Aim of the exercise. Write out the material exactly. Do not include the pictures.
═══
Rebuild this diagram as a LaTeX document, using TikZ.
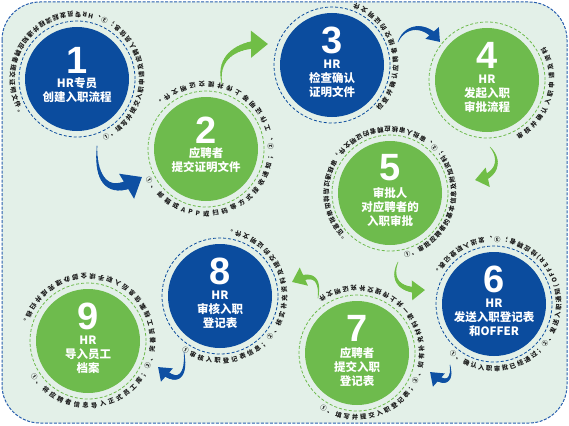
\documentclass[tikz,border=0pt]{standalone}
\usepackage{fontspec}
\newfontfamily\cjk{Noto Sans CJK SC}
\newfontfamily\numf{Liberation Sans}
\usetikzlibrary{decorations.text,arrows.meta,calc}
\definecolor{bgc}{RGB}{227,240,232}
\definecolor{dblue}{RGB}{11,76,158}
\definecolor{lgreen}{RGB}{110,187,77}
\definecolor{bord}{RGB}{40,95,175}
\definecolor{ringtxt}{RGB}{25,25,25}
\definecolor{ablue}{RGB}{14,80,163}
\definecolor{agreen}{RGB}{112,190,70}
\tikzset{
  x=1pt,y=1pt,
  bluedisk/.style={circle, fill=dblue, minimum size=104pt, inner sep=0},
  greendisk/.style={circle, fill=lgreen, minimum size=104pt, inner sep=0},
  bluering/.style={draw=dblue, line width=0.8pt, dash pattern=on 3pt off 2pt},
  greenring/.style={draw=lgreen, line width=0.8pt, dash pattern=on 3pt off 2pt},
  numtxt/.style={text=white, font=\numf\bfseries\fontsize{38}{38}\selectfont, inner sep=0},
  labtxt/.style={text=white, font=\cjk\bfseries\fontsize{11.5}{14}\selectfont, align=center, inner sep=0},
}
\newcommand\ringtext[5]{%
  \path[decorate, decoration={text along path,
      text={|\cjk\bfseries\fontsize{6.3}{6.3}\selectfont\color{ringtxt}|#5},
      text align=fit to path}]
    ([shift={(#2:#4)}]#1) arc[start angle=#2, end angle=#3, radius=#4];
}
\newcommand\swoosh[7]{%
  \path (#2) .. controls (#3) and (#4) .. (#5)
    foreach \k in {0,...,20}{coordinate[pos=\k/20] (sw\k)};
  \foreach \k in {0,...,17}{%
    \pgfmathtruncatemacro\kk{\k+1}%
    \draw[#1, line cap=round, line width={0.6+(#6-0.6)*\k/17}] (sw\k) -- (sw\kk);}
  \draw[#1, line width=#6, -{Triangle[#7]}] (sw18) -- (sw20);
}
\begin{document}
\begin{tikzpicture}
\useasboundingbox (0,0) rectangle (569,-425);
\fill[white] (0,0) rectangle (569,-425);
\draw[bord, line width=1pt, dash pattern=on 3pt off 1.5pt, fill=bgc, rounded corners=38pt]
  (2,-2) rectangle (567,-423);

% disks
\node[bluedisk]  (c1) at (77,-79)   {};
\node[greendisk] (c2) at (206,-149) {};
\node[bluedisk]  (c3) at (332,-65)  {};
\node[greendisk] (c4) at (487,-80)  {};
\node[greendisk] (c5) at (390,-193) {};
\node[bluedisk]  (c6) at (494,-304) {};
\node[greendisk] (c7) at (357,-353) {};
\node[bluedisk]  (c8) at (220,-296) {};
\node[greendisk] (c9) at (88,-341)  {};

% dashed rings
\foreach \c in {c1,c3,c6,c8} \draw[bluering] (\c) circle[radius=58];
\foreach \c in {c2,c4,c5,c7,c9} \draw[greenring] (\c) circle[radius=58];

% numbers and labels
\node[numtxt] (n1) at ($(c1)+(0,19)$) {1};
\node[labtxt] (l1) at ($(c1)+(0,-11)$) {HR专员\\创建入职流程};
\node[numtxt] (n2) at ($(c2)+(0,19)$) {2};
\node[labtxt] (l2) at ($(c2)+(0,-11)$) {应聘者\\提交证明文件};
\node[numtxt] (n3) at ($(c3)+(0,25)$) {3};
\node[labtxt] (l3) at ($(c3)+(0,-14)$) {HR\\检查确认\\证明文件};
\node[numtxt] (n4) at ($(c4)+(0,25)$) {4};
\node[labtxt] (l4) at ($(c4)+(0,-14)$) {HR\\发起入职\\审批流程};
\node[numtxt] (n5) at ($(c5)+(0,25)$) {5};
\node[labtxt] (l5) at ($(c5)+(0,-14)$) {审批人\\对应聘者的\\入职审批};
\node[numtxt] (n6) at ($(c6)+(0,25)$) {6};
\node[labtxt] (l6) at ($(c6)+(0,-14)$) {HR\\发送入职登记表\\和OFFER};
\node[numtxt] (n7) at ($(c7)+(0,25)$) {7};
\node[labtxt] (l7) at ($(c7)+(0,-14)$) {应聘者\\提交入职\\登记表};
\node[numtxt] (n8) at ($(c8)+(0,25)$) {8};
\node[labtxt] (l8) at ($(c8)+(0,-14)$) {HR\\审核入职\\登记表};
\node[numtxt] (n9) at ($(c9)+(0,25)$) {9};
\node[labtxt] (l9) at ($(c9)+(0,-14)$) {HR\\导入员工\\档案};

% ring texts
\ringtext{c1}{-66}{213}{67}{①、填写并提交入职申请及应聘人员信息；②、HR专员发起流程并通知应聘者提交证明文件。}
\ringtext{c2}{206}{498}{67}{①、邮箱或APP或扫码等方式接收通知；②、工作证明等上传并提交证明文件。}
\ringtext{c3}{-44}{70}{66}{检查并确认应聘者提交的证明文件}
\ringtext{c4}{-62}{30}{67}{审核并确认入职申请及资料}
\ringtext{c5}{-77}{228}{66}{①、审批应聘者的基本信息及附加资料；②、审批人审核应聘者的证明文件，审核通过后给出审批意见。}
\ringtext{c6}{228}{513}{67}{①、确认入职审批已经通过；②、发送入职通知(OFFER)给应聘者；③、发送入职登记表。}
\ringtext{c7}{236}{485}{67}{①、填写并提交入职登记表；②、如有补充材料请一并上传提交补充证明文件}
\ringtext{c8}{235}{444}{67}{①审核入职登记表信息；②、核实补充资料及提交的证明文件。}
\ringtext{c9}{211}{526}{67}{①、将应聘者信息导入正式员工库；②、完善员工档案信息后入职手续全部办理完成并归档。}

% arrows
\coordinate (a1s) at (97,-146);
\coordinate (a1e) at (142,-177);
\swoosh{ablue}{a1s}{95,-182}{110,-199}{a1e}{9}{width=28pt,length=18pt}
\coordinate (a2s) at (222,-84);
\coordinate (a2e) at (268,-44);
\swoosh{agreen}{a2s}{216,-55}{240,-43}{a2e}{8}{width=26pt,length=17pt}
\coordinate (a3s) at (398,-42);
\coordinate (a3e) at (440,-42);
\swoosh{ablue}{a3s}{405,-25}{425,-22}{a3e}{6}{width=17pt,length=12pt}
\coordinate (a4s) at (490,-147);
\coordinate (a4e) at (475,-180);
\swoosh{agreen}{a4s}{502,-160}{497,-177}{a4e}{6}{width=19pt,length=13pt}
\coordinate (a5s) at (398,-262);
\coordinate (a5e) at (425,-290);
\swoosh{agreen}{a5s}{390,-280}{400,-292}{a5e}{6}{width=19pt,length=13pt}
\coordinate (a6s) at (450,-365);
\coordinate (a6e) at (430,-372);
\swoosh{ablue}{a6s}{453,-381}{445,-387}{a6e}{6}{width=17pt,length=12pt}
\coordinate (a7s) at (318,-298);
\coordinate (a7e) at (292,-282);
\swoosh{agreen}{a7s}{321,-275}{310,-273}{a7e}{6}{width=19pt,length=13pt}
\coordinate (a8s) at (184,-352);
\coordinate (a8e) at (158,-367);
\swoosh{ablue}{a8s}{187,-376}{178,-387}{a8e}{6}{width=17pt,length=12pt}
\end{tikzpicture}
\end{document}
═══
Correct result.
Rebuild this diagram as a LaTeX document, using TikZ.
\documentclass[tikz,border=0pt]{standalone}
\usepackage{fontspec}
\newfontfamily\cjk{Noto Sans CJK SC}
\newfontfamily\numf{Liberation Sans}
\usetikzlibrary{decorations.text,arrows.meta,calc}
\definecolor{bgc}{RGB}{227,240,232}
\definecolor{dblue}{RGB}{11,76,158}
\definecolor{lgreen}{RGB}{110,187,77}
\definecolor{bord}{RGB}{40,95,175}
\definecolor{ringtxt}{RGB}{25,25,25}
\definecolor{ablue}{RGB}{14,80,163}
\definecolor{agreen}{RGB}{112,190,70}
\tikzset{
  x=1pt,y=1pt,
  bluedisk/.style={circle, fill=dblue, minimum size=104pt, inner sep=0},
  greendisk/.style={circle, fill=lgreen, minimum size=104pt, inner sep=0},
  bluering/.style={draw=dblue, line width=0.8pt, dash pattern=on 3pt off 2pt},
  greenring/.style={draw=lgreen, line width=0.8pt, dash pattern=on 3pt off 2pt},
  numtxt/.style={text=white, font=\numf\bfseries\fontsize{38}{38}\selectfont, inner sep=0},
  labtxt/.style={text=white, font=\cjk\bfseries\fontsize{11.5}{14}\selectfont, align=center, inner sep=0},
}
\newcommand\ringtext[5]{%
  \path[decorate, decoration={text along path,
      text={|\cjk\bfseries\fontsize{6.3}{6.3}\selectfont\color{ringtxt}|#5},
      text align=fit to path}]
    ([shift={(#2:#4)}]#1) arc[start angle=#2, end angle=#3, radius=#4];
}
\newcommand\swoosh[7]{%
  \path (#2) .. controls (#3) and (#4) .. (#5)
    foreach \k in {0,...,20}{coordinate[pos=\k/20] (sw\k)};
  \foreach \k in {0,...,17}{%
    \pgfmathtruncatemacro\kk{\k+1}%
    \draw[#1, line cap=round, line width={0.6+(#6-0.6)*\k/17}] (sw\k) -- (sw\kk);}
  \draw[#1, line width=#6, -{Triangle[#7]}] (sw18) -- (sw20);
}
\begin{document}
\begin{tikzpicture}
\useasboundingbox (0,0) rectangle (569,-425);
\fill[white] (0,0) rectangle (569,-425);
\draw[bord, line width=1pt, dash pattern=on 3pt off 1.5pt, fill=bgc, rounded corners=38pt]
  (2,-2) rectangle (567,-423);

% disks
\node[bluedisk]  (c1) at (77,-79)   {};
\node[greendisk] (c2) at (206,-149) {};
\node[bluedisk]  (c3) at (332,-65)  {};
\node[greendisk] (c4) at (487,-80)  {};
\node[greendisk] (c5) at (390,-193) {};
\node[bluedisk]  (c6) at (494,-304) {};
\node[greendisk] (c7) at (357,-353) {};
\node[bluedisk]  (c8) at (220,-296) {};
\node[greendisk] (c9) at (88,-341)  {};

% dashed rings
\foreach \c in {c1,c3,c6,c8} \draw[bluering] (\c) circle[radius=58];
\foreach \c in {c2,c4,c5,c7,c9} \draw[greenring] (\c) circle[radius=58];

% numbers and labels
\node[numtxt] (n1) at ($(c1)+(0,19)$) {1};
\node[labtxt] (l1) at ($(c1)+(0,-11)$) {HR专员\\创建入职流程};
\node[numtxt] (n2) at ($(c2)+(0,19)$) {2};
\node[labtxt] (l2) at ($(c2)+(0,-11)$) {应聘者\\提交证明文件};
\node[numtxt] (n3) at ($(c3)+(0,25)$) {3};
\node[labtxt] (l3) at ($(c3)+(0,-14)$) {HR\\检查确认\\证明文件};
\node[numtxt] (n4) at ($(c4)+(0,25)$) {4};
\node[labtxt] (l4) at ($(c4)+(0,-14)$) {HR\\发起入职\\审批流程};
\node[numtxt] (n5) at ($(c5)+(0,25)$) {5};
\node[labtxt] (l5) at ($(c5)+(0,-14)$) {审批人\\对应聘者的\\入职审批};
\node[numtxt] (n6) at ($(c6)+(0,25)$) {6};
\node[labtxt] (l6) at ($(c6)+(0,-14)$) {HR\\发送入职登记表\\和OFFER};
\node[numtxt] (n7) at ($(c7)+(0,25)$) {7};
\node[labtxt] (l7) at ($(c7)+(0,-14)$) {应聘者\\提交入职\\登记表};
\node[numtxt] (n8) at ($(c8)+(0,25)$) {8};
\node[labtxt] (l8) at ($(c8)+(0,-14)$) {HR\\审核入职\\登记表};
\node[numtxt] (n9) at ($(c9)+(0,25)$) {9};
\node[labtxt] (l9) at ($(c9)+(0,-14)$) {HR\\导入员工\\档案};

% ring texts
\ringtext{c1}{-66}{213}{67}{①、填写并提交入职申请及应聘人员信息；②、HR专员发起流程并通知应聘者提交证明文件。}
\ringtext{c2}{206}{498}{67}{①、邮箱或APP或扫码等方式接收通知；②、工作证明等上传并提交证明文件。}
\ringtext{c3}{-44}{70}{66}{检查并确认应聘者提交的证明文件}
\ringtext{c4}{-62}{30}{67}{审核并确认入职申请及资料}
\ringtext{c5}{-77}{228}{66}{①、审批应聘者的基本信息及附加资料；②、审批人审核应聘者的证明文件，审核通过后给出审批意见。}
\ringtext{c6}{228}{513}{67}{①、确认入职审批已经通过；②、发送入职通知(OFFER)给应聘者；③、发送入职登记表。}
\ringtext{c7}{236}{485}{67}{①、填写并提交入职登记表；②、如有补充材料请一并上传提交补充证明文件}
\ringtext{c8}{235}{444}{67}{①审核入职登记表信息；②、核实补充资料及提交的证明文件。}
\ringtext{c9}{211}{526}{67}{①、将应聘者信息导入正式员工库；②、完善员工档案信息后入职手续全部办理完成并归档。}

% arrows
\coordinate (a1s) at (97,-146);
\coordinate (a1e) at (142,-177);
\swoosh{ablue}{a1s}{95,-182}{110,-199}{a1e}{9}{width=28pt,length=18pt}
\coordinate (a2s) at (222,-84);
\coordinate (a2e) at (268,-44);
\swoosh{agreen}{a2s}{216,-55}{240,-43}{a2e}{8}{width=26pt,length=17pt}
\coordinate (a3s) at (398,-42);
\coordinate (a3e) at (440,-42);
\swoosh{ablue}{a3s}{405,-25}{425,-22}{a3e}{6}{width=17pt,length=12pt}
\coordinate (a4s) at (490,-147);
\coordinate (a4e) at (475,-180);
\swoosh{agreen}{a4s}{502,-160}{497,-177}{a4e}{6}{width=19pt,length=13pt}
\coordinate (a5s) at (398,-262);
\coordinate (a5e) at (425,-290);
\swoosh{agreen}{a5s}{390,-280}{400,-292}{a5e}{6}{width=19pt,length=13pt}
\coordinate (a6s) at (450,-365);
\coordinate (a6e) at (430,-372);
\swoosh{ablue}{a6s}{453,-381}{445,-387}{a6e}{6}{width=17pt,length=12pt}
\coordinate (a7s) at (318,-298);
\coordinate (a7e) at (292,-282);
\swoosh{agreen}{a7s}{321,-275}{310,-273}{a7e}{6}{width=19pt,length=13pt}
\coordinate (a8s) at (184,-352);
\coordinate (a8e) at (158,-367);
\swoosh{ablue}{a8s}{187,-376}{178,-387}{a8e}{6}{width=17pt,length=12pt}
\end{tikzpicture}
\end{document}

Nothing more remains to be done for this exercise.